**TASK DESCRIPTION**: Transcribe each line of the material as it is, and drop any picture.

**AVAILABLE DATA**:
- - - - - - -

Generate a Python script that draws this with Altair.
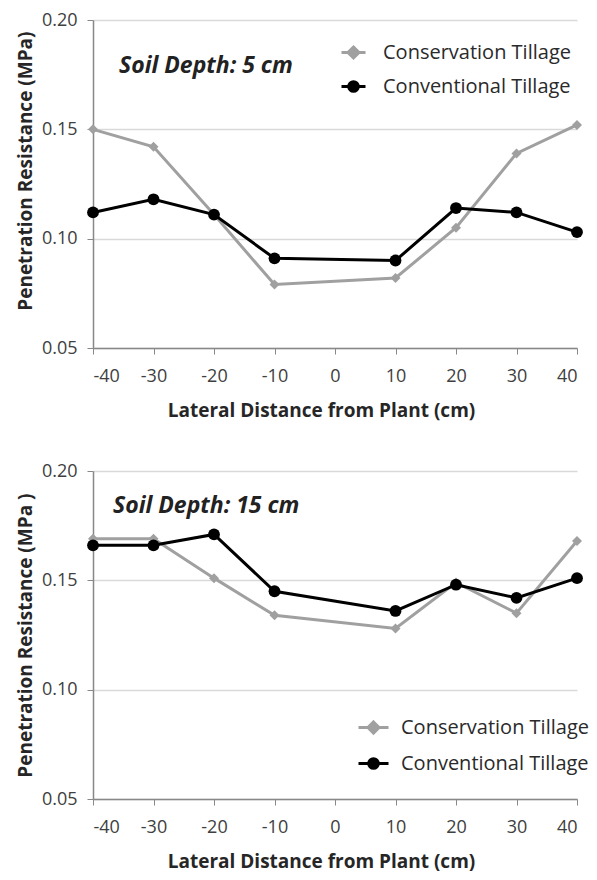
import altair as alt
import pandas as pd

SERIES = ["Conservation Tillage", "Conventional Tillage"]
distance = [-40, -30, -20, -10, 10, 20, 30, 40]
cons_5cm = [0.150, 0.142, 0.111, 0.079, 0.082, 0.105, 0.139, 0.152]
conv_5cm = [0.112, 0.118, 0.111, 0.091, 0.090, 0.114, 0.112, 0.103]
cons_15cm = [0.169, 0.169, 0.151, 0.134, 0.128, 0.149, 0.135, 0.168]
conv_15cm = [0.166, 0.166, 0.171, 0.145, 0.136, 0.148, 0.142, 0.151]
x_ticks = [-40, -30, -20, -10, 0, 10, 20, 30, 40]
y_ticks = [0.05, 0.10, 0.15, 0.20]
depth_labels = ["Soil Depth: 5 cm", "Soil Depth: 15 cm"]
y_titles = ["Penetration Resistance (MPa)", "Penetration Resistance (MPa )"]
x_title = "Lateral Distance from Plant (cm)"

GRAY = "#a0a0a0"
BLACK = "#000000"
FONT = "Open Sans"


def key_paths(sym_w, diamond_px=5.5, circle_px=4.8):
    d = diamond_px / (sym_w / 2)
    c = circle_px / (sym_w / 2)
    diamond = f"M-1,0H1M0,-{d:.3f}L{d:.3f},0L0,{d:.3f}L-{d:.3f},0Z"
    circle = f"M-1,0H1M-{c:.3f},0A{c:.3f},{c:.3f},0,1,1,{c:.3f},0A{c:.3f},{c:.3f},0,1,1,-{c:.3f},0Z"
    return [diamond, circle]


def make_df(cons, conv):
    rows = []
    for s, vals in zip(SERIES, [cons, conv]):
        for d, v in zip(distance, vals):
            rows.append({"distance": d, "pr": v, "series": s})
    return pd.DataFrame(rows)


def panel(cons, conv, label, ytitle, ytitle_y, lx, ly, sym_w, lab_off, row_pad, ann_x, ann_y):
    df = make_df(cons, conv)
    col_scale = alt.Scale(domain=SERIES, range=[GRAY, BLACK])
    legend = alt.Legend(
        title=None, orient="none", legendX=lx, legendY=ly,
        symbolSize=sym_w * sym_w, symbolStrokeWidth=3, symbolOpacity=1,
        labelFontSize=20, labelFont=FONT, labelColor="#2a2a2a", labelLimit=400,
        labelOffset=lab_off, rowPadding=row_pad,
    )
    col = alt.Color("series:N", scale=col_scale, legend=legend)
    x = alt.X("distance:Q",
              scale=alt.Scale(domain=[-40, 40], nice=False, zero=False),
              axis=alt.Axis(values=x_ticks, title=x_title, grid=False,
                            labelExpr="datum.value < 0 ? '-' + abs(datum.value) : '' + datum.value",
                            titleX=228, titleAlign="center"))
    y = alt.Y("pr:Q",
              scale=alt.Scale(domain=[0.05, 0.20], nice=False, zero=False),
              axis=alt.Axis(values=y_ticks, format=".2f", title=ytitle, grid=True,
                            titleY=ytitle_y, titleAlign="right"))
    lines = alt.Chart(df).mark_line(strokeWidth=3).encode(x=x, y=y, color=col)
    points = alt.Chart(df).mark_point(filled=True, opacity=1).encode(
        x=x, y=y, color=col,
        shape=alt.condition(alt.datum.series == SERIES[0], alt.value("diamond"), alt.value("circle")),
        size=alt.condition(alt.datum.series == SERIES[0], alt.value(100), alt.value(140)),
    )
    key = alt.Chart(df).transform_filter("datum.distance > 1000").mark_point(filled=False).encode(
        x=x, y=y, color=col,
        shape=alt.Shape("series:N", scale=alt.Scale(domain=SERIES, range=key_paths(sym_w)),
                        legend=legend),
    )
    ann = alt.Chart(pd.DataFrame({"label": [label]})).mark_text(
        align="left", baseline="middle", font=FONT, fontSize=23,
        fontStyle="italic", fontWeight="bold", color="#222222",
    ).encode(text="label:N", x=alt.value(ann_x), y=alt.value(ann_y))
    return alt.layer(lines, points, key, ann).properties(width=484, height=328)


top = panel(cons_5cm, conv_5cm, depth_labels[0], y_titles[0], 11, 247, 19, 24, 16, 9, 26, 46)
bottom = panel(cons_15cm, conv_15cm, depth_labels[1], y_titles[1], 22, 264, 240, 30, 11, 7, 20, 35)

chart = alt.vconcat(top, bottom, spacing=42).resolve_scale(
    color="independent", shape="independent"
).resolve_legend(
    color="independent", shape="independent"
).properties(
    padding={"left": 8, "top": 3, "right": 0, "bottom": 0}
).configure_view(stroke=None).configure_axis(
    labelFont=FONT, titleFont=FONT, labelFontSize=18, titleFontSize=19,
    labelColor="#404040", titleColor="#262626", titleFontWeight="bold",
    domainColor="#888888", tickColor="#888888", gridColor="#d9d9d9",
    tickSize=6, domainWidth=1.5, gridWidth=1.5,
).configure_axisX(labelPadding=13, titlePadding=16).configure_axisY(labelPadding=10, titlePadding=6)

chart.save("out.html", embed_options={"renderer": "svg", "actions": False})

- - - - - - -

**RESPONSE FOR THIS EXERCISE**:
Generate a Python script that draws this with Altair.
import altair as alt
import pandas as pd

SERIES = ["Conservation Tillage", "Conventional Tillage"]
distance = [-40, -30, -20, -10, 10, 20, 30, 40]
cons_5cm = [0.150, 0.142, 0.111, 0.079, 0.082, 0.105, 0.139, 0.152]
conv_5cm = [0.112, 0.118, 0.111, 0.091, 0.090, 0.114, 0.112, 0.103]
cons_15cm = [0.169, 0.169, 0.151, 0.134, 0.128, 0.149, 0.135, 0.168]
conv_15cm = [0.166, 0.166, 0.171, 0.145, 0.136, 0.148, 0.142, 0.151]
x_ticks = [-40, -30, -20, -10, 0, 10, 20, 30, 40]
y_ticks = [0.05, 0.10, 0.15, 0.20]
depth_labels = ["Soil Depth: 5 cm", "Soil Depth: 15 cm"]
y_titles = ["Penetration Resistance (MPa)", "Penetration Resistance (MPa )"]
x_title = "Lateral Distance from Plant (cm)"

GRAY = "#a0a0a0"
BLACK = "#000000"
FONT = "Open Sans"


def key_paths(sym_w, diamond_px=5.5, circle_px=4.8):
    d = diamond_px / (sym_w / 2)
    c = circle_px / (sym_w / 2)
    diamond = f"M-1,0H1M0,-{d:.3f}L{d:.3f},0L0,{d:.3f}L-{d:.3f},0Z"
    circle = f"M-1,0H1M-{c:.3f},0A{c:.3f},{c:.3f},0,1,1,{c:.3f},0A{c:.3f},{c:.3f},0,1,1,-{c:.3f},0Z"
    return [diamond, circle]


def make_df(cons, conv):
    rows = []
    for s, vals in zip(SERIES, [cons, conv]):
        for d, v in zip(distance, vals):
            rows.append({"distance": d, "pr": v, "series": s})
    return pd.DataFrame(rows)


def panel(cons, conv, label, ytitle, ytitle_y, lx, ly, sym_w, lab_off, row_pad, ann_x, ann_y):
    df = make_df(cons, conv)
    col_scale = alt.Scale(domain=SERIES, range=[GRAY, BLACK])
    legend = alt.Legend(
        title=None, orient="none", legendX=lx, legendY=ly,
        symbolSize=sym_w * sym_w, symbolStrokeWidth=3, symbolOpacity=1,
        labelFontSize=20, labelFont=FONT, labelColor="#2a2a2a", labelLimit=400,
        labelOffset=lab_off, rowPadding=row_pad,
    )
    col = alt.Color("series:N", scale=col_scale, legend=legend)
    x = alt.X("distance:Q",
              scale=alt.Scale(domain=[-40, 40], nice=False, zero=False),
              axis=alt.Axis(values=x_ticks, title=x_title, grid=False,
                            labelExpr="datum.value < 0 ? '-' + abs(datum.value) : '' + datum.value",
                            titleX=228, titleAlign="center"))
    y = alt.Y("pr:Q",
              scale=alt.Scale(domain=[0.05, 0.20], nice=False, zero=False),
              axis=alt.Axis(values=y_ticks, format=".2f", title=ytitle, grid=True,
                            titleY=ytitle_y, titleAlign="right"))
    lines = alt.Chart(df).mark_line(strokeWidth=3).encode(x=x, y=y, color=col)
    points = alt.Chart(df).mark_point(filled=True, opacity=1).encode(
        x=x, y=y, color=col,
        shape=alt.condition(alt.datum.series == SERIES[0], alt.value("diamond"), alt.value("circle")),
        size=alt.condition(alt.datum.series == SERIES[0], alt.value(100), alt.value(140)),
    )
    key = alt.Chart(df).transform_filter("datum.distance > 1000").mark_point(filled=False).encode(
        x=x, y=y, color=col,
        shape=alt.Shape("series:N", scale=alt.Scale(domain=SERIES, range=key_paths(sym_w)),
                        legend=legend),
    )
    ann = alt.Chart(pd.DataFrame({"label": [label]})).mark_text(
        align="left", baseline="middle", font=FONT, fontSize=23,
        fontStyle="italic", fontWeight="bold", color="#222222",
    ).encode(text="label:N", x=alt.value(ann_x), y=alt.value(ann_y))
    return alt.layer(lines, points, key, ann).properties(width=484, height=328)


top = panel(cons_5cm, conv_5cm, depth_labels[0], y_titles[0], 11, 247, 19, 24, 16, 9, 26, 46)
bottom = panel(cons_15cm, conv_15cm, depth_labels[1], y_titles[1], 22, 264, 240, 30, 11, 7, 20, 35)

chart = alt.vconcat(top, bottom, spacing=42).resolve_scale(
    color="independent", shape="independent"
).resolve_legend(
    color="independent", shape="independent"
).properties(
    padding={"left": 8, "top": 3, "right": 0, "bottom": 0}
).configure_view(stroke=None).configure_axis(
    labelFont=FONT, titleFont=FONT, labelFontSize=18, titleFontSize=19,
    labelColor="#404040", titleColor="#262626", titleFontWeight="bold",
    domainColor="#888888", tickColor="#888888", gridColor="#d9d9d9",
    tickSize=6, domainWidth=1.5, gridWidth=1.5,
).configure_axisX(labelPadding=13, titlePadding=16).configure_axisY(labelPadding=10, titlePadding=6)

chart.save("out.html", embed_options={"renderer": "svg", "actions": False})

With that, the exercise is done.